La vie est courte et les séries trop longues : alors que je prends à peine la mesure de ce qu’il me reste à découvrir du cinéma, le torrent de propositions qui se déverse chaque année me semble abyssal, et j’attends généralement une décantation et de multiples recommandations pour laisser sa chance à un titre.
Je dois la découverte de BoJack Horseman à un élève. En fin d’année, j’ai demandé à mes classes, en guise d’exposé, de me présenter une œuvre qu’ils voulaient faire connaître, et Clément a fait la meilleure présentation qu’on puisse imaginer de cette série.
J’ai donc passé une partie de l’été avec un cheval perdu dans Hollywoo, cité des vanités, d’abord séduit par cette capacité de la série d’animation à faire feu de tout bois, et à un inventer un univers à peine parallèle où les animaux anthropomorphes croquent avec justesse les travers humains. La satire fonctionne à plein régime, et réactualise toutes les formes anciennes, de la fable aux contes philosophiques, pour accompagner avec la tonalité joviale de circonstance la danse colorée d’une civilisation en train de s’éteindre. La variété délirante des personnages, les partis-pris et les concepts (un muet, les jeux sur les temporalités, un monologue de 25 minutes, un bottle episode…), font état d’une inventivité permanente, qui se complexifie de saisons en saisons pour multiplier les espaces et les temporalités. Le comique se déploie autant sur un sens aigu du rythme, de punchlines sarcastiques que d’une propension à l’absurde ou un trait caricatural autorisant tous les excès, notamment par le destin haut en couleur du personnage de Todd. On ne saluera jamais assez le travail des comédiens de doublage, qui font ici des miracles pour incarner des personnages esquissés dans une animation rudimentaire qui finit par tenir de l’évidence. Le défi est d’autant plus élevé si l’on prend en considération la richesse musicale des dialogues, et les jeux d’allitérations des différents concepts sur lesquels brode notamment Princess Carolyn.
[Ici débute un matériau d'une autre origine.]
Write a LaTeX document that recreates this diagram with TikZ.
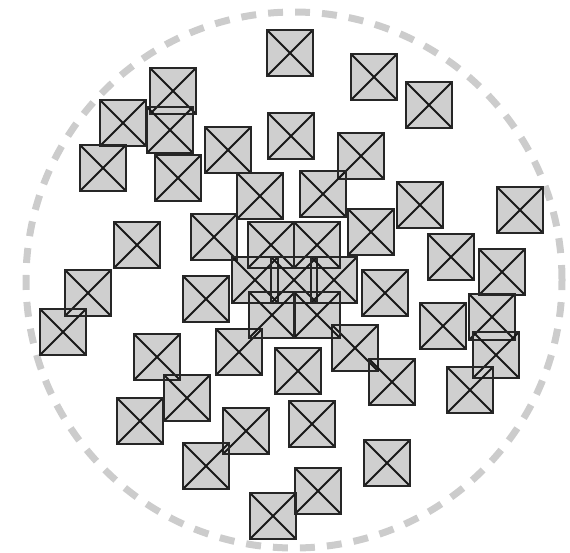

Mais toutes ces qualités sont le lot commun de bien d’autres propositions. BoJack Horseman ne se contente pas de cette posture cynique face à un monde qui a tant à offrir pour qu’on le haïsse. Le protagoniste est lui-même aussi détestable que l’univers qu’il conspue, et dont il a conscience d’être le pur produit. En avance de quelques années sur le tempo de l’époque (la série a commencé sa diffusion trois ans avant l’affaire Weinstein), le récit suit le candidat idéal au cancel (qui sera l’objet des dernières saisons), en nous obligeant à rester en sa compagnie, à l’image de tous les personnages secondaires qui le supportent – dans les deux sens du terme. Et c’est là que le miracle advient : dans cette capacité à sonder la complexité d’un individu. En opposition frontale avec la sitcom qui a fait de lui une star, et dans laquelle chaque épisode se conclue, comme l’exige le cahier des charges, par une leçon de morale, la vie de BoJack est celle d’un enfant riche à millions, irresponsable, camouflant ses appétits derrière l’alibi de l’alcool, la drogue et la célébrité. Sa rencontre avec Diane dans les premiers épisodes, qui occasionne l’écriture d’une biographie qui sera sans compromis, donne le ton sur les intentions du créateur : décaper, progressivement, toutes les couches, faire tomber tous les masques pour se retrouver face au grand gouffre impossible à remplir. La dépression, gigantesque fantôme qui rode sur tous les personnages, alimente autant l’humour comme un mécanisme de défense qu’elle creuse des puits de vérités : la contemplation mélancolique d’une ligne d’horizon, un échange sincère, une séquence musicale, un souvenir obsédant. Le long cours permet ainsi de remonter certains fils, de faire état de cette transmission toxique entre les générations, mais ne cherche jamais à réhabiliter, excuser ou légitimer. Elle présente des êtres brisés qui prennent d’abord conscience que la vie n’est pas un scénario, puis, progressivement, que les fragments fragiles de joie pourraient éventuellement composer des aperçus de ce que serait le bonheur.
Point de leçon, donc : des trébuchements, des chutes, des petits pas. L’émotion la plus profonde ne provient pas d’événements, mais d’échanges – pas étonnant que l’ultime épisode se résume à une série de dialogues essentiels avec chaque personnage. Des instants où, à l’abri du chaos festif du monde médiatisé, des visages réduits à quelques traits (des humains, un chien, une chatte, un cheval) se livrent, s’épaulent et reçoivent le découragement infini de l’autre.